→ **Work to complete**:
Starting at the line that contains "Reproduce this diagram with TikZ." and stopping at the line that contains "(0,0) rectangle (8,-635);", copy every line exactly, both ends included, without the pictures.

[Begin Task data]

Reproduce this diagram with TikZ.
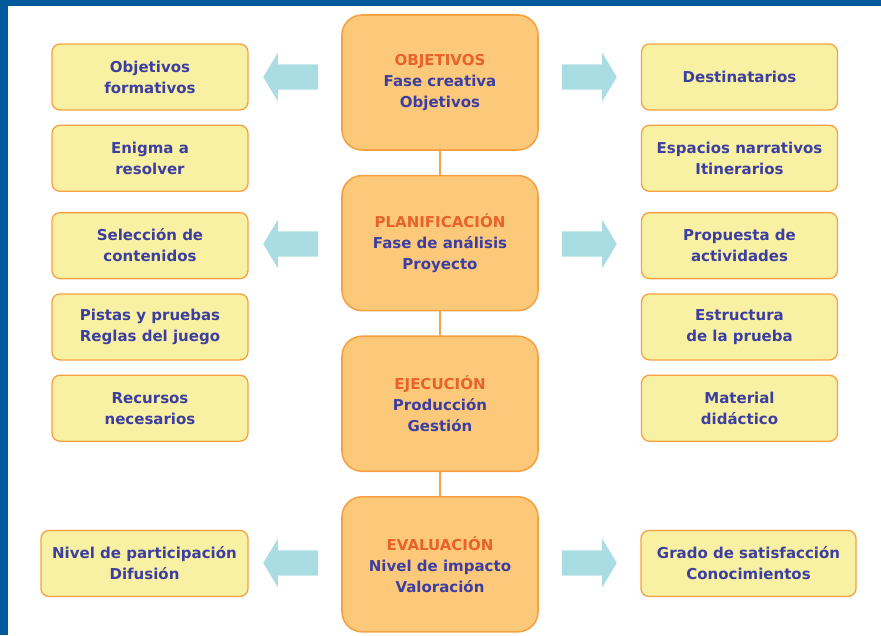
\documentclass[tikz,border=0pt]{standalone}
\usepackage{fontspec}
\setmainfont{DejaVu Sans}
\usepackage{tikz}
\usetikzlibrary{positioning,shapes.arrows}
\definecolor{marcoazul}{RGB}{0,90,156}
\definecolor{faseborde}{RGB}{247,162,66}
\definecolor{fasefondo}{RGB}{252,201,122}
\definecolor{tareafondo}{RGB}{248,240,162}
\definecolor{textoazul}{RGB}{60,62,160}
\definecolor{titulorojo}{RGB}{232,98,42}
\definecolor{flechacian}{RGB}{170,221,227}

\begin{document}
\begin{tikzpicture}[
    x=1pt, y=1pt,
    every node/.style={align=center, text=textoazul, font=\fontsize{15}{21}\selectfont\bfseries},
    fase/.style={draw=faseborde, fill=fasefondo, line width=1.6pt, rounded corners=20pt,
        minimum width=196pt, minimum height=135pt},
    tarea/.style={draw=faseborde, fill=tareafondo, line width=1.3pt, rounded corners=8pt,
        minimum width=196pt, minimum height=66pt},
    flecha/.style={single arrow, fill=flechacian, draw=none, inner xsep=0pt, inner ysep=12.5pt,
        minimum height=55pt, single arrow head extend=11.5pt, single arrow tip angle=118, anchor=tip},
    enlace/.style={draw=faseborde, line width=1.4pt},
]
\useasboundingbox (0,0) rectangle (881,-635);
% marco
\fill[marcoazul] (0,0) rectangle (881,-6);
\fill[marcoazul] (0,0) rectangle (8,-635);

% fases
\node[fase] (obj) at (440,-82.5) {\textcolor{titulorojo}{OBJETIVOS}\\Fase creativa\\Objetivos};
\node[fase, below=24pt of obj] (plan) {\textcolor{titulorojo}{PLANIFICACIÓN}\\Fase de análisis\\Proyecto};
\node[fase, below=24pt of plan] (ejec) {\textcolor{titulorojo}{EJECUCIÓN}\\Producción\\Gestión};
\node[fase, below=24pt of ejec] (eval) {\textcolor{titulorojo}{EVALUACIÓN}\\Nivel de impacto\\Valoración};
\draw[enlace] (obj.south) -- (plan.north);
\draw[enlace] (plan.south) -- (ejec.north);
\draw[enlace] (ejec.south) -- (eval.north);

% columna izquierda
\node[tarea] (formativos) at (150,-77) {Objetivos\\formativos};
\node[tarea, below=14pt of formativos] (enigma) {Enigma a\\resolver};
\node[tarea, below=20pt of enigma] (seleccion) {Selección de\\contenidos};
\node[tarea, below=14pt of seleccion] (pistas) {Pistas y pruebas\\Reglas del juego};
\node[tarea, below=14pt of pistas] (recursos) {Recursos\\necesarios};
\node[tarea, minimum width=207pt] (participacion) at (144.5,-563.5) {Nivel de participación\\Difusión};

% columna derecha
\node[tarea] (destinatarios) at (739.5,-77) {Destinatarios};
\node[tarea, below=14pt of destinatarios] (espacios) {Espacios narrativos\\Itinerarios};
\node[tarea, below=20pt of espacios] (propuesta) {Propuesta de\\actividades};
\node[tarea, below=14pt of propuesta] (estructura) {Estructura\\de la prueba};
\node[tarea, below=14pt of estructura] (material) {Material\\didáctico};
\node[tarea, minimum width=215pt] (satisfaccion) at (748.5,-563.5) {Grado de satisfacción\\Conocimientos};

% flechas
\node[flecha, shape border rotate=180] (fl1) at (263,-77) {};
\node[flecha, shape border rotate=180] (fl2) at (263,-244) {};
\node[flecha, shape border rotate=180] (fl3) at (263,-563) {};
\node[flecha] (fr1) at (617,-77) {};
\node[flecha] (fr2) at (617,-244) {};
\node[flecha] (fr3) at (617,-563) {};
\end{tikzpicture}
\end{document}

[End Task data]
[Begin Task data]

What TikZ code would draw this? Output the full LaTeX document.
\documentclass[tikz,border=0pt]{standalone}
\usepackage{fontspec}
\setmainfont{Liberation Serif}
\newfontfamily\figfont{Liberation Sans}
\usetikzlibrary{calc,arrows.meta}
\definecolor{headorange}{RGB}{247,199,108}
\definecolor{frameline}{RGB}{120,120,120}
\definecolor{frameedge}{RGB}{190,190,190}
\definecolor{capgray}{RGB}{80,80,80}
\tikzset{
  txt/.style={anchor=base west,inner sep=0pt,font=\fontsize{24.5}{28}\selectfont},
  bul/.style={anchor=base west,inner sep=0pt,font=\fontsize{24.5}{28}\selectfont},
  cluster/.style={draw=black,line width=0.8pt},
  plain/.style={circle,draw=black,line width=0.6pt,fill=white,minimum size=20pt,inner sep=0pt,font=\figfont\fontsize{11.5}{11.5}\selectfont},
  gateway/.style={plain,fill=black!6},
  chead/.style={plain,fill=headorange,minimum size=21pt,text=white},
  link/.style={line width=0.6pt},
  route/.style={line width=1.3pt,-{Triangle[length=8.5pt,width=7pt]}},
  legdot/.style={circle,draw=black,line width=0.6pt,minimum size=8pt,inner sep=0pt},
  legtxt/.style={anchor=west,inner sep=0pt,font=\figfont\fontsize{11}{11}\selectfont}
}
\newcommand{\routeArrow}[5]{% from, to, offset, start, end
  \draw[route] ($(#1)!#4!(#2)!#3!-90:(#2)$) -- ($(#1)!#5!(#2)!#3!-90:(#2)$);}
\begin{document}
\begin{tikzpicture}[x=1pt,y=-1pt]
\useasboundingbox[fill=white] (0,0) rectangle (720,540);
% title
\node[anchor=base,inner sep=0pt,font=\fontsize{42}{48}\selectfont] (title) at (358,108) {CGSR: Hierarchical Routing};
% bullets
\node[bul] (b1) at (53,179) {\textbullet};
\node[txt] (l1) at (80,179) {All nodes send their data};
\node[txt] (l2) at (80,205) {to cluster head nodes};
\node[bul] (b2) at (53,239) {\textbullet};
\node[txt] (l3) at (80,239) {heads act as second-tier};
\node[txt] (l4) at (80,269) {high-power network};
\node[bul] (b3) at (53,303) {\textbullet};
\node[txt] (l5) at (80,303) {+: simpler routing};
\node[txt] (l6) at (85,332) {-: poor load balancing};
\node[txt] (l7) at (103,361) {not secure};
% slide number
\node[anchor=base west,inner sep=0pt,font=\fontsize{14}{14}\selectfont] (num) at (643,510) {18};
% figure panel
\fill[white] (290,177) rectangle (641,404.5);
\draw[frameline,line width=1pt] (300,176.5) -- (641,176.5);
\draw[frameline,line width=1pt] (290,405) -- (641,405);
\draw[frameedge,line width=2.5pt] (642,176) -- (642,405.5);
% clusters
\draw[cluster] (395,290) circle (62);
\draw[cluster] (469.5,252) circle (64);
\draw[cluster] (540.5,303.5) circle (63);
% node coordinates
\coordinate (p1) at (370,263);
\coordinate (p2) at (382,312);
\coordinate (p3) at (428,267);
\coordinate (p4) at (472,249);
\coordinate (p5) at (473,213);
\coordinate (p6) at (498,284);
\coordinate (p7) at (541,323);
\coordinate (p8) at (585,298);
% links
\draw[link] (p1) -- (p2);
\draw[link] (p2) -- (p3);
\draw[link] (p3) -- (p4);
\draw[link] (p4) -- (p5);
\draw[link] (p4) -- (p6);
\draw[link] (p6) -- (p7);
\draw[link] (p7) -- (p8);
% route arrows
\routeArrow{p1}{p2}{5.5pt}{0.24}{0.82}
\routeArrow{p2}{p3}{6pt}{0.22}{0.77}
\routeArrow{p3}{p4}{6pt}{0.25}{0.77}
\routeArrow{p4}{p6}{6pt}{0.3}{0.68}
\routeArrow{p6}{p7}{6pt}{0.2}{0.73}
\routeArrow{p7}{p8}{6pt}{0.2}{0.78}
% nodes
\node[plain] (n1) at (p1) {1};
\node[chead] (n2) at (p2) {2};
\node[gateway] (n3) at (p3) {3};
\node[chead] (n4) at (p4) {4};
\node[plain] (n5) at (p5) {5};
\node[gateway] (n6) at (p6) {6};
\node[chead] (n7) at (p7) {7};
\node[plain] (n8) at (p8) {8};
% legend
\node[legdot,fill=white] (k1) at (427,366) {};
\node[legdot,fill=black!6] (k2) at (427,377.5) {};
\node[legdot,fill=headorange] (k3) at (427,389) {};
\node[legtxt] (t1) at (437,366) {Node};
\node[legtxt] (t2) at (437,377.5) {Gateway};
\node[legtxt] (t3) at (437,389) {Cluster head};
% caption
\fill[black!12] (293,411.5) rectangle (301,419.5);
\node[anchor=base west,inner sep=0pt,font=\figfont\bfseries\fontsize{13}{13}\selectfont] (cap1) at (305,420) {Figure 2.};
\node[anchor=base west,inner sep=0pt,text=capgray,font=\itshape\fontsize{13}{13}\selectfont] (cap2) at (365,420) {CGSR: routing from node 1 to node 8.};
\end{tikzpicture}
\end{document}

[End Task data]

→ **Task output**:
Reproduce this diagram with TikZ.
\documentclass[tikz,border=0pt]{standalone}
\usepackage{fontspec}
\setmainfont{DejaVu Sans}
\usepackage{tikz}
\usetikzlibrary{positioning,shapes.arrows}
\definecolor{marcoazul}{RGB}{0,90,156}
\definecolor{faseborde}{RGB}{247,162,66}
\definecolor{fasefondo}{RGB}{252,201,122}
\definecolor{tareafondo}{RGB}{248,240,162}
\definecolor{textoazul}{RGB}{60,62,160}
\definecolor{titulorojo}{RGB}{232,98,42}
\definecolor{flechacian}{RGB}{170,221,227}

\begin{document}
\begin{tikzpicture}[
    x=1pt, y=1pt,
    every node/.style={align=center, text=textoazul, font=\fontsize{15}{21}\selectfont\bfseries},
    fase/.style={draw=faseborde, fill=fasefondo, line width=1.6pt, rounded corners=20pt,
        minimum width=196pt, minimum height=135pt},
    tarea/.style={draw=faseborde, fill=tareafondo, line width=1.3pt, rounded corners=8pt,
        minimum width=196pt, minimum height=66pt},
    flecha/.style={single arrow, fill=flechacian, draw=none, inner xsep=0pt, inner ysep=12.5pt,
        minimum height=55pt, single arrow head extend=11.5pt, single arrow tip angle=118, anchor=tip},
    enlace/.style={draw=faseborde, line width=1.4pt},
]
\useasboundingbox (0,0) rectangle (881,-635);
% marco
\fill[marcoazul] (0,0) rectangle (881,-6);
\fill[marcoazul] (0,0) rectangle (8,-635);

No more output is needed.